En todos los países mueren más hombres como víctimas de accidentes laborales o del tránsito, en las guerras y por violencia callejera, drogas, enfermedades curables como el cáncer de próstata, el sida y un largo etcétera.
De cada cuatro muertes auto-infligidas en el mundo, tres corresponden a hombres: «Las mujeres lo intentan más y lo consiguen menos. Ellos lo intentan menos, pero con métodos más eficaces», explicó a JR el Doctor Luis Estruch, asesor del Minsap, con una vasta experiencia epidemiológica.
En países europeos, como Rusia, esa correlación de suicidios puede subir a seis hombres por mujer, y cuando se revisan las causas, casi siempre tienen que ver con la presión de sostener un hogar o un estatus social. Tal es el resultado de criarnos bajo un estricto código de caballería: decenas de estatutos de machismo enfermizo nos hacen vulnerables a epidemias y sucesos prevenibles, pero ignorar esos estereotipos es fatal ante la mirada de la sociedad patriarcal y vivimos eligiendo entre riesgos.
En su libro Cuerpos, poder y erotismo, el sicólogo y educador uruguayo Rubén Campero reflexiona: «Por tener que ser “el hombre”, este se ha quedado sin cuerpo, ha sido privado de la vivencia de ser y poseer una materialidad corporal, singular y particular, a la cual poder sentir, habitar, gozar y humanizar».
Uno de los primeros mandatos de género, y de paso uno de los más crueles, es que «los hombres no lloran», frase que escuché a mi mamá cuando a los cinco años me raspé manos y rodillas en una caída estrepitosa. El dolor inicial fue casi nada comparado con la cura a base de alcohol, y como no podía llorar, me lo pensé mejor antes de provocar otro accidente. Pero aprendí también a ser insensible a los dolores ajenos, ya que no podía manifestar los míos.

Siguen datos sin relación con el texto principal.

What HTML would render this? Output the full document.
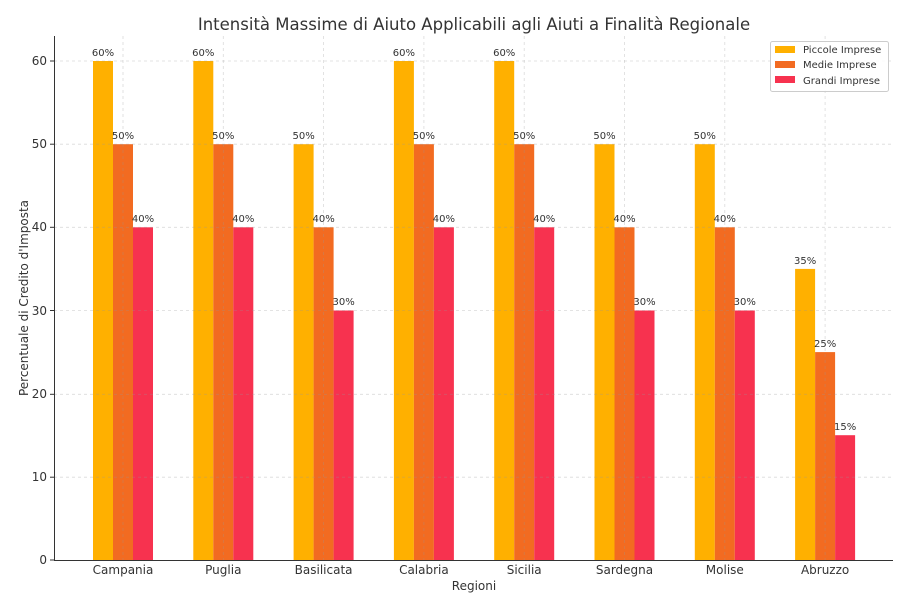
<!DOCTYPE html><html><head><style>body{margin:0;background:#fff}svg{display:block;font-family:"DejaVu Sans","Liberation Sans",sans-serif}</style></head><body>
<svg width="917" height="599" viewBox="0 0 917 599">
<text x="474" y="30" font-size="16.5" text-anchor="middle" fill="#333">Intensità Massime di Aiuto Applicabili agli Aiuti a Finalità Regionale</text>
<g fill="#FFB000">
<rect x="93" y="61" width="20" height="499"/><rect x="193.3" y="61" width="20" height="499"/><rect x="293.6" y="144.2" width="20" height="415.8"/><rect x="393.9" y="61" width="20" height="499"/><rect x="494.2" y="61" width="20" height="499"/><rect x="594.5" y="144.2" width="20" height="415.8"/><rect x="694.8" y="144.2" width="20" height="415.8"/><rect x="795.1" y="268.9" width="20" height="291.1"/>
</g>
<g fill="#F26B21">
<rect x="113" y="144.2" width="20" height="415.8"/><rect x="213.3" y="144.2" width="20" height="415.8"/><rect x="313.6" y="227.3" width="20" height="332.7"/><rect x="413.9" y="144.2" width="20" height="415.8"/><rect x="514.2" y="144.2" width="20" height="415.8"/><rect x="614.5" y="227.3" width="20" height="332.7"/><rect x="714.8" y="227.3" width="20" height="332.7"/><rect x="815.1" y="352.1" width="20" height="207.9"/>
</g>
<g fill="#F7324F">
<rect x="133" y="227.3" width="20" height="332.7"/><rect x="233.3" y="227.3" width="20" height="332.7"/><rect x="333.6" y="310.5" width="20" height="249.5"/><rect x="433.9" y="227.3" width="20" height="332.7"/><rect x="534.2" y="227.3" width="20" height="332.7"/><rect x="634.5" y="310.5" width="20" height="249.5"/><rect x="734.8" y="310.5" width="20" height="249.5"/><rect x="835.1" y="435.2" width="20" height="124.8"/>
</g>
<g stroke="#999" stroke-opacity="0.35" stroke-dasharray="3,3" stroke-width="0.8">
<line x1="54" x2="893" y1="477.2" y2="477.2"/><line x1="54" x2="893" y1="394.3" y2="394.3"/><line x1="54" x2="893" y1="310.5" y2="310.5"/><line x1="54" x2="893" y1="227.3" y2="227.3"/><line x1="54" x2="893" y1="144.2" y2="144.2"/><line x1="54" x2="893" y1="61" y2="61"/>
<line x1="123" x2="123" y1="36" y2="560"/><line x1="223.3" x2="223.3" y1="36" y2="560"/><line x1="323.6" x2="323.6" y1="36" y2="560"/><line x1="423.9" x2="423.9" y1="36" y2="560"/><line x1="524.2" x2="524.2" y1="36" y2="560"/><line x1="624.5" x2="624.5" y1="36" y2="560"/><line x1="724.8" x2="724.8" y1="36" y2="560"/><line x1="825.1" x2="825.1" y1="36" y2="560"/>
</g>
<g font-size="10" fill="#333" text-anchor="middle">
<text x="103" y="56">60%</text><text x="123" y="139">50%</text><text x="143" y="222">40%</text>
<text x="203.3" y="56">60%</text><text x="223.3" y="139">50%</text><text x="243.3" y="222">40%</text>
<text x="303.6" y="139">50%</text><text x="323.6" y="222">40%</text><text x="343.6" y="305">30%</text>
<text x="403.9" y="56">60%</text><text x="423.9" y="139">50%</text><text x="443.9" y="222">40%</text>
<text x="504.2" y="56">60%</text><text x="524.2" y="139">50%</text><text x="544.2" y="222">40%</text>
<text x="604.5" y="139">50%</text><text x="624.5" y="222">40%</text><text x="644.5" y="305">30%</text>
<text x="704.8" y="139">50%</text><text x="724.8" y="222">40%</text><text x="744.8" y="305">30%</text>
<text x="805.1" y="264">35%</text><text x="825.1" y="347">25%</text><text x="845.1" y="430">15%</text>
</g>
<g stroke="#333" stroke-width="1" fill="none"><path d="M54.5 36V560.5H893"/></g>
<g stroke="#333"><line x1="50" x2="54" y1="560" y2="560"/><line x1="50" x2="54" y1="477.2" y2="477.2"/><line x1="50" x2="54" y1="394.3" y2="394.3"/><line x1="50" x2="54" y1="310.5" y2="310.5"/><line x1="50" x2="54" y1="227.3" y2="227.3"/><line x1="50" x2="54" y1="144.2" y2="144.2"/><line x1="50" x2="54" y1="61" y2="61"/></g>
<g font-size="12" fill="#333" text-anchor="end">
<text x="47" y="564">0</text><text x="47" y="481">10</text><text x="47" y="398">20</text><text x="47" y="315">30</text><text x="47" y="231">40</text><text x="47" y="148">50</text><text x="47" y="65">60</text>
</g>
<g font-size="12" fill="#333" text-anchor="middle">
<text x="123" y="574">Campania</text><text x="223.3" y="574">Puglia</text><text x="323.6" y="574">Basilicata</text><text x="423.9" y="574">Calabria</text><text x="524.2" y="574">Sicilia</text><text x="624.5" y="574">Sardegna</text><text x="724.8" y="574">Molise</text><text x="825.1" y="574">Abruzzo</text>
<text x="474" y="590">Regioni</text>
<text transform="translate(28,298) rotate(-90)">Percentuale di Credito d'Imposta</text>
</g>
<rect x="770.5" y="41.5" width="118" height="50" rx="2" fill="#fff" fill-opacity="0.85" stroke="#ccc"/>
<rect x="775" y="46" width="20" height="7" fill="#FFB000"/><rect x="775" y="61" width="20" height="7" fill="#F26B21"/><rect x="775" y="76" width="20" height="7" fill="#F7324F"/>
<g font-size="10" fill="#333"><text x="803" y="53">Piccole Imprese</text><text x="803" y="68">Medie Imprese</text><text x="803" y="84">Grandi Imprese</text></g>
</svg></body></html>
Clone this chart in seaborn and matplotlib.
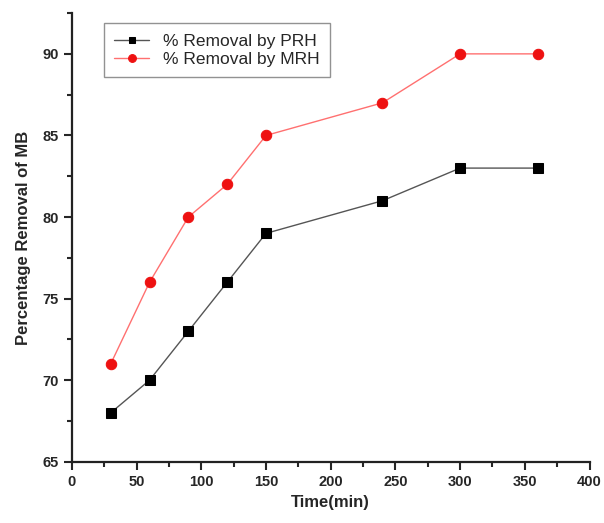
import matplotlib
matplotlib.use("Agg")
import matplotlib.pyplot as plt
import pandas as pd
import seaborn as sns
from matplotlib.ticker import MultipleLocator

time_min = [30, 60, 90, 120, 150, 240, 300, 360]
removal_prh = [68, 70, 73, 76, 79, 81, 83, 83]
removal_mrh = [71, 76, 80, 82, 85, 87, 90, 90]

df = pd.DataFrame({
    "time": time_min * 2,
    "removal": removal_prh + removal_mrh,
    "series": ["% Removal by PRH"] * len(time_min) + ["% Removal by MRH"] * len(time_min),
})

sns.set_style("ticks")
plt.rcParams["font.family"] = ["Liberation Sans", "DejaVu Sans"]

fig = plt.figure(figsize=(6.04, 5.23), dpi=100)
ax = fig.add_axes([0.119, 0.117, 0.857, 0.858])

sns.lineplot(data=df[df.series == "% Removal by PRH"], x="time", y="removal",
             color="#555555", marker="s", markersize=6.5, markerfacecolor="black",
             markeredgecolor="black", linewidth=1, label="% Removal by PRH", ax=ax)
sns.lineplot(data=df[df.series == "% Removal by MRH"], x="time", y="removal",
             color="#ff7070", marker="o", markersize=7.5, markerfacecolor="#ee1111",
             markeredgecolor="#ee1111", linewidth=1, label="% Removal by MRH", ax=ax)

ax.set_xlim(0, 400)
ax.set_ylim(65, 92.5)
ax.xaxis.set_major_locator(MultipleLocator(50))
ax.xaxis.set_minor_locator(MultipleLocator(25))
ax.yaxis.set_major_locator(MultipleLocator(5))
ax.yaxis.set_minor_locator(MultipleLocator(2.5))
ax.tick_params(which="major", direction="out", length=6, width=1.5, labelsize=10.5)
ax.tick_params(which="minor", direction="out", length=3.5, width=1.5)
for lab in ax.get_xticklabels() + ax.get_yticklabels():
    lab.set_fontweight("bold")
sns.despine(ax=ax)
for s in ("left", "bottom"):
    ax.spines[s].set_linewidth(1.6)
    ax.spines[s].set_color("#222222")

ax.set_xlabel("Time(min)", fontsize=12, fontweight="bold")
ax.set_ylabel("Percentage Removal of MB", fontsize=12, fontweight="bold", labelpad=8)

leg = ax.legend(loc="upper left", bbox_to_anchor=(0.055, 0.985), fontsize=12.5,
                frameon=True, fancybox=False, edgecolor="#777777",
                handlelength=2.0, borderpad=0.6, labelspacing=0.15,
                markerscale=0.75, borderaxespad=0.2)
leg.get_frame().set_linewidth(1)

fig.savefig("out.png", dpi=100)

Otro precepto común es «si alguien te da, no te quedes dado», porque la violencia como recurso para imponer tus prioridades está implícita en la educación sexista, aunque no se mencione, lo cual nos enseña a verla como algo normal y, lo que es peor, necesaria para sobrevivir.
Bajo esa obligación de ser fuertes estamos destinados a proteger, proveer, trabajar sin descanso. El incumplimiento de esa exigencia nos hace débiles ante los ojos de la sociedad y disminuye gravemente nuestra esperada «hombría». Ni qué decir sobre los genitales del varón, incluso el neonato, destinados a satisfacer a varias dueñas, una inyección sicosocial de promiscuidad absurdamente justificada por el simple hecho de haber nacido «macho».
La lista sería larga. Los invito a cuestionársela a propósito de estos dos Días Internacionales, y no solo a mis congéneres, sino también a las mujeres, pues muchas madres y abuelas transmiten acríticamente esos «valores» estereotipados que luego se vuelven contra ellas.
Tomar conciencia de ello es el principio del camino para desmontar el patriarcado y su (i)lógica de estratificar a la humanidad para someterla a intereses mezquinos.
Estudiar estos esquemas e intentar no hacerme eco de ellos no me hace débil. Más bien me va haciendo más tolerante, comprensivo, cuidadoso, mejor ser humano, algo que la gente a mi alrededor agradece, en especial las mujeres, y también otros hombres menos hegemónicos y dispuestos a cambiar.